→ **YOUR TASK**: Leaving out the pictures, retype the lines from the beginning of the listing through the line containing "import plotly.graph_objects as go".

----------------

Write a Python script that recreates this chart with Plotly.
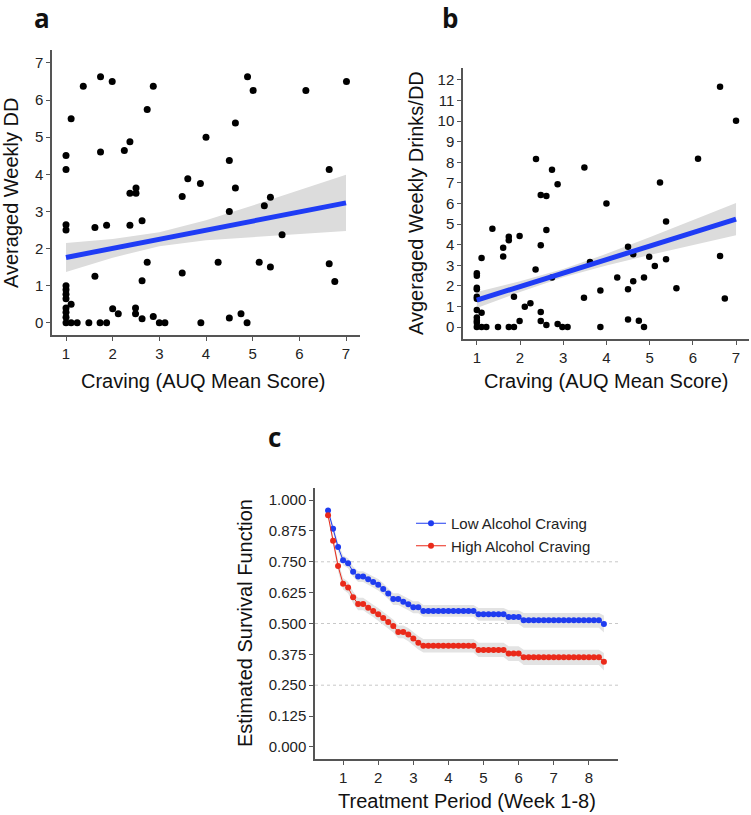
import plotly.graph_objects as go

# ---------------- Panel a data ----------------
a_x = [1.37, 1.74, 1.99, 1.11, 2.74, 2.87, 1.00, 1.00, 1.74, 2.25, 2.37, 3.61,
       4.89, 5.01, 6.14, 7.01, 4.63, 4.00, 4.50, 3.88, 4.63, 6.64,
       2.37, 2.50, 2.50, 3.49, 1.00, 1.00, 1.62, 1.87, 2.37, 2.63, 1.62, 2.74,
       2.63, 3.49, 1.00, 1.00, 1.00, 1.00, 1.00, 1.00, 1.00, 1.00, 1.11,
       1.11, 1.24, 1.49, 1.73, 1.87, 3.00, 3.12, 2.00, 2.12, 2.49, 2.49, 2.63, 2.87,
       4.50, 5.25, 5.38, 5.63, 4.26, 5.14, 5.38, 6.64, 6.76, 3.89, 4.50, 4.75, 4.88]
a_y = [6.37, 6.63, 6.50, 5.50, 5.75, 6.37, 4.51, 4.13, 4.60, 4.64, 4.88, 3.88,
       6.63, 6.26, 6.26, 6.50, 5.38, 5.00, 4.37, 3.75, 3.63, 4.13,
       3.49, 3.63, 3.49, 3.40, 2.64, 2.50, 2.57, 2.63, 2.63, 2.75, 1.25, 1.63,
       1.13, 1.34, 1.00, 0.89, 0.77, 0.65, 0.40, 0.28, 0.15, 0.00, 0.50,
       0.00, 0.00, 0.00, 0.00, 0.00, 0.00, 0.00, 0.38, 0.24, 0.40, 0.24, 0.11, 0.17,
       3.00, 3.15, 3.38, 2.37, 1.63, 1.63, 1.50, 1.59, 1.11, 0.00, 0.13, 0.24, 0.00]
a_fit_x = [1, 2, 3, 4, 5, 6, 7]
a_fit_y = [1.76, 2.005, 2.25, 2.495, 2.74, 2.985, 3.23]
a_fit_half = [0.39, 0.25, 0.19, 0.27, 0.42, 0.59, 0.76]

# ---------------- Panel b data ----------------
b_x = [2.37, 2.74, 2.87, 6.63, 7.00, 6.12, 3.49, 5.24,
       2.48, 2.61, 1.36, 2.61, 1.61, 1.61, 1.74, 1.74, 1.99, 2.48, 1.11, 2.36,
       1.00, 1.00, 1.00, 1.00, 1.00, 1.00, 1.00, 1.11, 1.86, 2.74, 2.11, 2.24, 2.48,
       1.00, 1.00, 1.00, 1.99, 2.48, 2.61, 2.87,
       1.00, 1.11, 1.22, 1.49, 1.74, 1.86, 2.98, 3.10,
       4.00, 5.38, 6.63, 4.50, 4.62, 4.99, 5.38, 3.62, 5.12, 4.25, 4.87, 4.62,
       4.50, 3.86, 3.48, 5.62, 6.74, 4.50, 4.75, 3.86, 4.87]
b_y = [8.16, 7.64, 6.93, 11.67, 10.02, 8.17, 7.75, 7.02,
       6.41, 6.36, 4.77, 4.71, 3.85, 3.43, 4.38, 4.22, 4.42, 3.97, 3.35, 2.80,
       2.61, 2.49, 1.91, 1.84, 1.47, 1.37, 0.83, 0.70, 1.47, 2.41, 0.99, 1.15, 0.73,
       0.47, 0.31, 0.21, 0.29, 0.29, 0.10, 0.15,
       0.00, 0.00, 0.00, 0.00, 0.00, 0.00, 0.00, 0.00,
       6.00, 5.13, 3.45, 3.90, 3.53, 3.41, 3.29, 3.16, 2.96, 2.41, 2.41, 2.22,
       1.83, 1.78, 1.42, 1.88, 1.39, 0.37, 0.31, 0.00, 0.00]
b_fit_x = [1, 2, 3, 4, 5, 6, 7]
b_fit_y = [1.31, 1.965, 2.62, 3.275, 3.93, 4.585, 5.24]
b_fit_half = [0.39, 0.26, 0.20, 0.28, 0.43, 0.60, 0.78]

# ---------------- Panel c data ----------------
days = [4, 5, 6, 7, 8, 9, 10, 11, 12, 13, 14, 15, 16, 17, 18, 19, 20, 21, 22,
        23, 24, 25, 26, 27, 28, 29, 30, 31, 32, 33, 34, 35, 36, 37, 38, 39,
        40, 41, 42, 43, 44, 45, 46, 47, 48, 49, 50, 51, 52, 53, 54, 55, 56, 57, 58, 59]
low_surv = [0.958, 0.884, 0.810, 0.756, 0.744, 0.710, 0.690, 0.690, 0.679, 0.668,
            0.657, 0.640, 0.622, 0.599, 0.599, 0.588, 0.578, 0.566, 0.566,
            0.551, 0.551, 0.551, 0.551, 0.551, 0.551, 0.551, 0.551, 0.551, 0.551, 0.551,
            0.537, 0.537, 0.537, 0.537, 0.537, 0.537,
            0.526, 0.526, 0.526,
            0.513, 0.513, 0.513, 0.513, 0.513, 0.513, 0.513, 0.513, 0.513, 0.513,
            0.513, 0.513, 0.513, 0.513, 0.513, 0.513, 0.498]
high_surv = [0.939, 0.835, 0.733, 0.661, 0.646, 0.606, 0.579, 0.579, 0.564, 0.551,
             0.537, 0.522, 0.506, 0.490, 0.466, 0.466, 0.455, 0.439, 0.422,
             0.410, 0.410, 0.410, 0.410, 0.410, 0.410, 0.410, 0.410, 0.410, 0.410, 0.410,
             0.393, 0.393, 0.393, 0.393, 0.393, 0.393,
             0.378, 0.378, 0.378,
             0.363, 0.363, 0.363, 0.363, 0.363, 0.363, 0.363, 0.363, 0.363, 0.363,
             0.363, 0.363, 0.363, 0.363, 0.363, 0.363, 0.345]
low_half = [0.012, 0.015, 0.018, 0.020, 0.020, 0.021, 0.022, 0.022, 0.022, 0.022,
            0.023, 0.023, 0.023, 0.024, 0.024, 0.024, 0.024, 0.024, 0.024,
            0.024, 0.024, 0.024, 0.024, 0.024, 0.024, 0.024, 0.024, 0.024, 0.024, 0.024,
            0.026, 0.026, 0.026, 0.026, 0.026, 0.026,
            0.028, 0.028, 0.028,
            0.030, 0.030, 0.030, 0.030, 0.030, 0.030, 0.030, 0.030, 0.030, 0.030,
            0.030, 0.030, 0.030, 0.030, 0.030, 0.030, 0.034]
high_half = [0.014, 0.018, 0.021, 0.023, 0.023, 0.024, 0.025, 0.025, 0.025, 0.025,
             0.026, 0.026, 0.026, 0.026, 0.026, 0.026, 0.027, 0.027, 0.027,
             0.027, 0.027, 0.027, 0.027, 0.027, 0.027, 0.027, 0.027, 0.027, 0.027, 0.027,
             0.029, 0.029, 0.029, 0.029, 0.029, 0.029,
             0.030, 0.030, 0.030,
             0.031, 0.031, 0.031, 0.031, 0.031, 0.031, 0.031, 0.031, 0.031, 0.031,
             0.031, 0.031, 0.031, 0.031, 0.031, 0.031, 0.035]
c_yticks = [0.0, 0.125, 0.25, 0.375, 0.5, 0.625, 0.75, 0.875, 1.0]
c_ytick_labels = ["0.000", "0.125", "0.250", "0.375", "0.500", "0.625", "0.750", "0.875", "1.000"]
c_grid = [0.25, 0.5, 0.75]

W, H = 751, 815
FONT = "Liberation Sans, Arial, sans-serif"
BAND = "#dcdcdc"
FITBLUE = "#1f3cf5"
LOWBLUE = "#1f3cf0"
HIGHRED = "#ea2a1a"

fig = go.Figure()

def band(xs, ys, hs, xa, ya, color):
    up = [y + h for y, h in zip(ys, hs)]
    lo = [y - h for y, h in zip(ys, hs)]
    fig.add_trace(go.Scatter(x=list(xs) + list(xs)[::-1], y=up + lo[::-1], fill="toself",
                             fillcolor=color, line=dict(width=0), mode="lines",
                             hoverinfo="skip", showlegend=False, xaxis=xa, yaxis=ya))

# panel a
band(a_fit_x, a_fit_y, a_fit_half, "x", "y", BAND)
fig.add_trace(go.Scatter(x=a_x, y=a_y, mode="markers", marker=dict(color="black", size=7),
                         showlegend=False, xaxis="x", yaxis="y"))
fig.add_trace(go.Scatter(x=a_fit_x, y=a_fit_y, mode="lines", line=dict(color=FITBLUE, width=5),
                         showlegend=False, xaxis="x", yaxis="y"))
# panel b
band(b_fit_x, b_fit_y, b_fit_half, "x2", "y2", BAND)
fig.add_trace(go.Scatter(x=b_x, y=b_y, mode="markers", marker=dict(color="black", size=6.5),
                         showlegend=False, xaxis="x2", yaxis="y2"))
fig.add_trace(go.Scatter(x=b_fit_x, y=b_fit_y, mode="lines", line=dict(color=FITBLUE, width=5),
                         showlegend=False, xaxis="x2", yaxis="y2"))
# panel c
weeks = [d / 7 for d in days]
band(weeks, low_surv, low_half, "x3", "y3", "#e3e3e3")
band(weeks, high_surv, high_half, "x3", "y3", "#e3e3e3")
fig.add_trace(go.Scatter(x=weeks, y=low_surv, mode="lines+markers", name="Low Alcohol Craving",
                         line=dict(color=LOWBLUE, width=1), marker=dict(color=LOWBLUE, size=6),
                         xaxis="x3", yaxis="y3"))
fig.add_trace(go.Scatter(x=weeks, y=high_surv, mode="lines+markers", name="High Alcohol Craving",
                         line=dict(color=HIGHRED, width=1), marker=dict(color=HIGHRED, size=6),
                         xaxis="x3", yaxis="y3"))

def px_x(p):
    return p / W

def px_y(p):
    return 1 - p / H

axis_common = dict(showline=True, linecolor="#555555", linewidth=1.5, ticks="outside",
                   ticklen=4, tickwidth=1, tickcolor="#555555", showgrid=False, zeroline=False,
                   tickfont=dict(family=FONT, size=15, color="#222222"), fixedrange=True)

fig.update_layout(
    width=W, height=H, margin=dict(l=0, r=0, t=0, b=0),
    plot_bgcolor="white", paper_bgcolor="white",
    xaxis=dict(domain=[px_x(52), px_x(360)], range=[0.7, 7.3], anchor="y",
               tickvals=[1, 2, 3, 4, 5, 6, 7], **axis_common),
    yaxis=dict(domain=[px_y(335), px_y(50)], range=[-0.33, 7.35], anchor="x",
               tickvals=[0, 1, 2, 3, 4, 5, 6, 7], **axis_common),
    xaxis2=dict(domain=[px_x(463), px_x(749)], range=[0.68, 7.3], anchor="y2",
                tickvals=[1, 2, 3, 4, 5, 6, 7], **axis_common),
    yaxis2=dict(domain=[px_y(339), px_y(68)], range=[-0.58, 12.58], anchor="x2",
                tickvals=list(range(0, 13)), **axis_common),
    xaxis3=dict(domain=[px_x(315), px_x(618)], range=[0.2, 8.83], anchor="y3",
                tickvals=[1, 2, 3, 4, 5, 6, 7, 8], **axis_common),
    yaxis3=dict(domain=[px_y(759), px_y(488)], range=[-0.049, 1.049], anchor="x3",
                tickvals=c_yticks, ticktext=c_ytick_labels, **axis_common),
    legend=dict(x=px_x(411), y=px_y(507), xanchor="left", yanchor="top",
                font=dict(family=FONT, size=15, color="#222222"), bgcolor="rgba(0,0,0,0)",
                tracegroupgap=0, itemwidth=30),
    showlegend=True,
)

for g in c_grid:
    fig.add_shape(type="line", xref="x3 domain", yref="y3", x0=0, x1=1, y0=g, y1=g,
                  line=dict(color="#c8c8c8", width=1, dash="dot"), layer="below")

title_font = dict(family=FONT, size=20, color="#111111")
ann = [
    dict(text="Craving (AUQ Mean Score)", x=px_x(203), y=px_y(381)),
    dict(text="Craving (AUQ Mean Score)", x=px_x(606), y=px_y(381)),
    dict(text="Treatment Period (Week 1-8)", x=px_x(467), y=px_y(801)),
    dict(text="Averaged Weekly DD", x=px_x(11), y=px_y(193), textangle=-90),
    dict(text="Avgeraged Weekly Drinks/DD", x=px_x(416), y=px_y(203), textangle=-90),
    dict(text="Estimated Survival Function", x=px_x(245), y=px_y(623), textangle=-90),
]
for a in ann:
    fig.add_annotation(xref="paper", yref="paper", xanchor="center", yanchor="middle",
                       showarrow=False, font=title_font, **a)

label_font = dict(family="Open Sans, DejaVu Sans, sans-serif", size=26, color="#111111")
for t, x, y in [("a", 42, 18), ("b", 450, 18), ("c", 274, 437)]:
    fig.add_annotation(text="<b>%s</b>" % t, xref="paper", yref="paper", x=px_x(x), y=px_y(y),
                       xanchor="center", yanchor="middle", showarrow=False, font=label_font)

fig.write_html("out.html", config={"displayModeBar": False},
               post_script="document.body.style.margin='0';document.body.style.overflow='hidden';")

----------------

→ **IN RESPONSE**:
Write a Python script that recreates this chart with Plotly.
import plotly.graph_objects as go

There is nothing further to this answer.